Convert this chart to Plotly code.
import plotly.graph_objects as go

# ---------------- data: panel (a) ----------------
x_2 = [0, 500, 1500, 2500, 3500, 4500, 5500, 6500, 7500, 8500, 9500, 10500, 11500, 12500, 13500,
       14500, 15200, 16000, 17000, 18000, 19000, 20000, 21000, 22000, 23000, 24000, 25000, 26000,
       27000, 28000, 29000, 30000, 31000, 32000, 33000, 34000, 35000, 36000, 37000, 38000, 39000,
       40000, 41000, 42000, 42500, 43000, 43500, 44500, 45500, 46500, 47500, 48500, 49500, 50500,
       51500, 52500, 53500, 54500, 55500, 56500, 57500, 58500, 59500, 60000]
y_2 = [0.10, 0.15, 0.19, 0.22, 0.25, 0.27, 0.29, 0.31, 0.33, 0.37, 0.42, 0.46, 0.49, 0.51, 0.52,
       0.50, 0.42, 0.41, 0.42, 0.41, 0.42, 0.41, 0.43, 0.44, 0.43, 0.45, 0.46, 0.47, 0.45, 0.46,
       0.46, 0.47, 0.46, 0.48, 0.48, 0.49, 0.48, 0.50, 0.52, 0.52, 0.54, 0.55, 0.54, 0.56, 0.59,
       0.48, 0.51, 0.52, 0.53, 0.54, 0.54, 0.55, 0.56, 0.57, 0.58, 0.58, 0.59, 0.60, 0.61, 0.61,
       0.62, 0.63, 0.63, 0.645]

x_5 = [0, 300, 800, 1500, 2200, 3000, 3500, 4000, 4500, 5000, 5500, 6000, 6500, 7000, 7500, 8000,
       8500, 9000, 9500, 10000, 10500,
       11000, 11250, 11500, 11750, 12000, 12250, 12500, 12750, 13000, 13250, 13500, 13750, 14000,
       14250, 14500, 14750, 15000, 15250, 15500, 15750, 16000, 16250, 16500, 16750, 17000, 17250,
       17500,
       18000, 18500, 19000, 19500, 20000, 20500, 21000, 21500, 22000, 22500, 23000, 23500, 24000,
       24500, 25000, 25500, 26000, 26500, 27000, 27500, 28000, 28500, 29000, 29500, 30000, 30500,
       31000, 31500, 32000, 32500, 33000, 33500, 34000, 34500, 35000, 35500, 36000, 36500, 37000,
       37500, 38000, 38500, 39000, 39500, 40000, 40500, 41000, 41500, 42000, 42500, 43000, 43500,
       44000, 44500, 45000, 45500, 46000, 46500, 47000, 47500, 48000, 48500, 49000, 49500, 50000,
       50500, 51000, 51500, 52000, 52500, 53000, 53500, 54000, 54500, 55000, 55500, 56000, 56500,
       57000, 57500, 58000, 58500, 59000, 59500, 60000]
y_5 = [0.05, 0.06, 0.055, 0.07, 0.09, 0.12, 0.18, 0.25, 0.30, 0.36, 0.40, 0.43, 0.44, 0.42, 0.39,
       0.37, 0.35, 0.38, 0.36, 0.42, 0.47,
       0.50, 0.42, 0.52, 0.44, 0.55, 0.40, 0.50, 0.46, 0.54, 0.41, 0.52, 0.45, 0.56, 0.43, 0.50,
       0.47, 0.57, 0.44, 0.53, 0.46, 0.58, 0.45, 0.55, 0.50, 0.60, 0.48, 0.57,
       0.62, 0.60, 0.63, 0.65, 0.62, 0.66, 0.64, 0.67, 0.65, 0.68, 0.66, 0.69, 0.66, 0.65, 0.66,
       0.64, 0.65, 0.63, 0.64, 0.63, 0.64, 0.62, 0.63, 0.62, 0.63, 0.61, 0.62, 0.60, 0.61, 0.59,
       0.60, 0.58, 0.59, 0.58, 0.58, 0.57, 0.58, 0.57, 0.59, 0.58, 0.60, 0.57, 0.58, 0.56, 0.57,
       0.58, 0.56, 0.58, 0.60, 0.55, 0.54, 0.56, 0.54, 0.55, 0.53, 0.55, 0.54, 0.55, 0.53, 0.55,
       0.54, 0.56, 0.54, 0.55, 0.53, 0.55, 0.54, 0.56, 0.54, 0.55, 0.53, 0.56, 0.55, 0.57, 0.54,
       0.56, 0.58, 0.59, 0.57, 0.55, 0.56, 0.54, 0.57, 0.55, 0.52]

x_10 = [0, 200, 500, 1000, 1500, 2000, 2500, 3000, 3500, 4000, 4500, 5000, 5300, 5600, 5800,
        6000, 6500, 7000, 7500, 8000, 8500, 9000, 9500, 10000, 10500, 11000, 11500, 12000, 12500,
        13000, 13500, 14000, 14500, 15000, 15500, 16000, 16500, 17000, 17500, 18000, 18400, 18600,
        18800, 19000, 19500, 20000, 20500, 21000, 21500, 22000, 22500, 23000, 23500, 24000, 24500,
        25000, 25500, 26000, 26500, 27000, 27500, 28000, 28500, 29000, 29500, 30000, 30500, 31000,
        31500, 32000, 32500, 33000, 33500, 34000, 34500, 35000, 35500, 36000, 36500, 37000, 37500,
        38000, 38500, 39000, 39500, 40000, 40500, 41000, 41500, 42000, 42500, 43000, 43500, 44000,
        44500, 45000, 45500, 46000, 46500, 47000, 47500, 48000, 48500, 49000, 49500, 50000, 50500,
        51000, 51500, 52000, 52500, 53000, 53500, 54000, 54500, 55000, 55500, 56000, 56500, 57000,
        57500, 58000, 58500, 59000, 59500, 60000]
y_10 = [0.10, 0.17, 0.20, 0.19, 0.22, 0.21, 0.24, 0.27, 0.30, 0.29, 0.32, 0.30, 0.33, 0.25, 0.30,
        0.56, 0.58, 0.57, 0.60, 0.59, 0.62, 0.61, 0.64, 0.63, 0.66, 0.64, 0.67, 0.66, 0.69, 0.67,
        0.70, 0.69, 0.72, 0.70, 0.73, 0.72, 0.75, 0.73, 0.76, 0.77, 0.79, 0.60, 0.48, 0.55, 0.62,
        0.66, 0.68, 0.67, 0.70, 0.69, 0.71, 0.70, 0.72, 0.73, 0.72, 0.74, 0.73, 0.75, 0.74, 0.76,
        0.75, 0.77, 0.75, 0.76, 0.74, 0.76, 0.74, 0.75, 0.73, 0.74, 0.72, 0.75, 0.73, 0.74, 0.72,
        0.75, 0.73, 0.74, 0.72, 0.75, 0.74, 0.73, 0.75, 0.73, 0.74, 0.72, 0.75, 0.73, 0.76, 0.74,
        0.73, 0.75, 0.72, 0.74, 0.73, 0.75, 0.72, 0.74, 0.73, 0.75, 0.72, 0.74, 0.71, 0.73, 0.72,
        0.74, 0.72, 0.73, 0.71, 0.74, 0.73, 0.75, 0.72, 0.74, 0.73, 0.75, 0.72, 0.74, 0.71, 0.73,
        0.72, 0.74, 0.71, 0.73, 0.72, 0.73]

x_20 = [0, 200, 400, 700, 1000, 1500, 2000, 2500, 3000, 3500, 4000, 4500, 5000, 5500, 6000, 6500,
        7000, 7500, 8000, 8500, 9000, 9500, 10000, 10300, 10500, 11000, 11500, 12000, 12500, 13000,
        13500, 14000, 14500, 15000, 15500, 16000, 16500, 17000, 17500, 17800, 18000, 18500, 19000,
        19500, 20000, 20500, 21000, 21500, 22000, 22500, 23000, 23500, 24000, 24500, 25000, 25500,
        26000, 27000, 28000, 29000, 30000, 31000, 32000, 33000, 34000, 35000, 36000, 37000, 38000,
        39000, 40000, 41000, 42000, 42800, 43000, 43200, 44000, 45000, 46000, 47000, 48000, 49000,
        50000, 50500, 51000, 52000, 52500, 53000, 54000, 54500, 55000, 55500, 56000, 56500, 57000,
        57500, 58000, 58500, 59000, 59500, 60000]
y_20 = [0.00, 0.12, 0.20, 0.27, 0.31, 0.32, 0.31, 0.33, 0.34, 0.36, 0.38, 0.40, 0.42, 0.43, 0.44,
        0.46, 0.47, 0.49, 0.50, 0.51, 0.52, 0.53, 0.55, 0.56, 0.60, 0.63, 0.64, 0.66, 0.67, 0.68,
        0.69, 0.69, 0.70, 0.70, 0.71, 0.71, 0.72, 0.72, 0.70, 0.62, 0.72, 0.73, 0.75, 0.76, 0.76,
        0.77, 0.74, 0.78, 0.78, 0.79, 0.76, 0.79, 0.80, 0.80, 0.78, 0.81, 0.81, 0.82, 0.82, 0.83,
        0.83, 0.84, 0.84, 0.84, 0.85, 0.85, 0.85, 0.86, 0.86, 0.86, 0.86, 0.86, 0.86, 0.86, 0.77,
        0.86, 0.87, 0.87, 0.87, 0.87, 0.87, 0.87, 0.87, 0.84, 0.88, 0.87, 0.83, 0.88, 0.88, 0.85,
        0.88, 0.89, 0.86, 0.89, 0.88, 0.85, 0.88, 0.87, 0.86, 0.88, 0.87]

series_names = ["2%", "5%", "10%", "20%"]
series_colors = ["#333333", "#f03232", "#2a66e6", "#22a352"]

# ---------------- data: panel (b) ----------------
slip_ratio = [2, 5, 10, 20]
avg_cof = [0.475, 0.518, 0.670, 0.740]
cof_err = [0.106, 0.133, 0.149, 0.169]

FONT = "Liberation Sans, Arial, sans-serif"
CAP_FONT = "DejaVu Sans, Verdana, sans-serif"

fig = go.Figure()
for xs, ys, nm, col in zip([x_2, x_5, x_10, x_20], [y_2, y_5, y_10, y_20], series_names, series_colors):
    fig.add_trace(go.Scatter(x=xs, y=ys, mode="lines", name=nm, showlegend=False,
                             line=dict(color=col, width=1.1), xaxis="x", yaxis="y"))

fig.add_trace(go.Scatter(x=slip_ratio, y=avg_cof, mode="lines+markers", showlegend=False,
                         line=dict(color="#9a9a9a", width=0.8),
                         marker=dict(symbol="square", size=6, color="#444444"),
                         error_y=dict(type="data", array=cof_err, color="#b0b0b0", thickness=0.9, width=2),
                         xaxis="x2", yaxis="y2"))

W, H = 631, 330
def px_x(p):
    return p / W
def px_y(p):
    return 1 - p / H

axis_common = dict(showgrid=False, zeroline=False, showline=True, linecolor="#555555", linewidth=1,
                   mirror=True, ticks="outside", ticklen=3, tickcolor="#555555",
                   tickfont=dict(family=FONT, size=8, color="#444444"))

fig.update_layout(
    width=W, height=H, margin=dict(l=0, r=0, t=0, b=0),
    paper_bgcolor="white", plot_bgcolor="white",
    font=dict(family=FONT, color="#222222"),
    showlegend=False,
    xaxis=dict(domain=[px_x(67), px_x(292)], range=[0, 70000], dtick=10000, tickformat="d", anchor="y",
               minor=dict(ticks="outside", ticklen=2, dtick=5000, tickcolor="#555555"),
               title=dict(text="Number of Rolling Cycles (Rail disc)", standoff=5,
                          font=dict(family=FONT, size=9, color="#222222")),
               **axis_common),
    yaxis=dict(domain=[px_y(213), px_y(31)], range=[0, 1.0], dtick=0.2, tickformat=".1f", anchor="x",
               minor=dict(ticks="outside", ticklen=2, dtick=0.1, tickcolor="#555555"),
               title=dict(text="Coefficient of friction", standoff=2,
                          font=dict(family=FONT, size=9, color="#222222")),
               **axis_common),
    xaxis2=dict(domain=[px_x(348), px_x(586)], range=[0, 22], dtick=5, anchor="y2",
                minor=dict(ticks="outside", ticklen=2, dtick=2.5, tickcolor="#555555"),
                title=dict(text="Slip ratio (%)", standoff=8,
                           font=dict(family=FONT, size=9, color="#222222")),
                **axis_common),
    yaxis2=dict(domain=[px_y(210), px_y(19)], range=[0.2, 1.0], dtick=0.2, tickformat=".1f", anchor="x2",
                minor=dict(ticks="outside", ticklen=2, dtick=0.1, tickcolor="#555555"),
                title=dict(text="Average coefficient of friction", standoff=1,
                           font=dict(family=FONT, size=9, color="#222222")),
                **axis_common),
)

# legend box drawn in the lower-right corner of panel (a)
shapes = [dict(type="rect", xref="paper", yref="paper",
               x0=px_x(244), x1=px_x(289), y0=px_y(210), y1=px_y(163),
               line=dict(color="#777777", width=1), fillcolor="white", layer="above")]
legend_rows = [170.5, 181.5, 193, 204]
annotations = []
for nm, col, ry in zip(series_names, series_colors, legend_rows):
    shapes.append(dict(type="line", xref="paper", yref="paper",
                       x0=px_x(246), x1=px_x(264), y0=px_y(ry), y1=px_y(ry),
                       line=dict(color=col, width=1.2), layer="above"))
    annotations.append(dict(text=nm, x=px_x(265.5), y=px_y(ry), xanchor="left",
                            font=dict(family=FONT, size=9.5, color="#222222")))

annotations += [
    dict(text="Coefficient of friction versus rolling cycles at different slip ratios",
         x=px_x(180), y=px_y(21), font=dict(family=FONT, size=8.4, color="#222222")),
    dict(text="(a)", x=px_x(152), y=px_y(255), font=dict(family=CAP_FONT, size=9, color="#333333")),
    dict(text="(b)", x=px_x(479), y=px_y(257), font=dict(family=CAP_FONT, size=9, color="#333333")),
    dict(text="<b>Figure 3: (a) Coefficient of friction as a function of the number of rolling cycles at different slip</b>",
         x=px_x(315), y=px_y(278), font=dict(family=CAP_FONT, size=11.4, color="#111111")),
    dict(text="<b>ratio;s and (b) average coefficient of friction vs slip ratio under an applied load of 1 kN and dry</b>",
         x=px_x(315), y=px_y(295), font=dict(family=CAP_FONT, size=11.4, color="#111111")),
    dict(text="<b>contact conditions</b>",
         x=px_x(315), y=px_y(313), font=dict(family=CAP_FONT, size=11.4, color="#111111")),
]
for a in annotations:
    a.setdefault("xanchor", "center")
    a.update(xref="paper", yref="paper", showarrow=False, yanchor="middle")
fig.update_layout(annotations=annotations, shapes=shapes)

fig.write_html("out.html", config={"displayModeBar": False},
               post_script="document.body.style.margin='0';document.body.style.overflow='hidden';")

☆ ☆ ☆ ☆ ☆

> Short exercise
Without changing anything, quote the lines from the top of the data to the line that contains "import plotly.graph_objects as go", including that line.

> The output
Convert this chart to Plotly code.
import plotly.graph_objects as go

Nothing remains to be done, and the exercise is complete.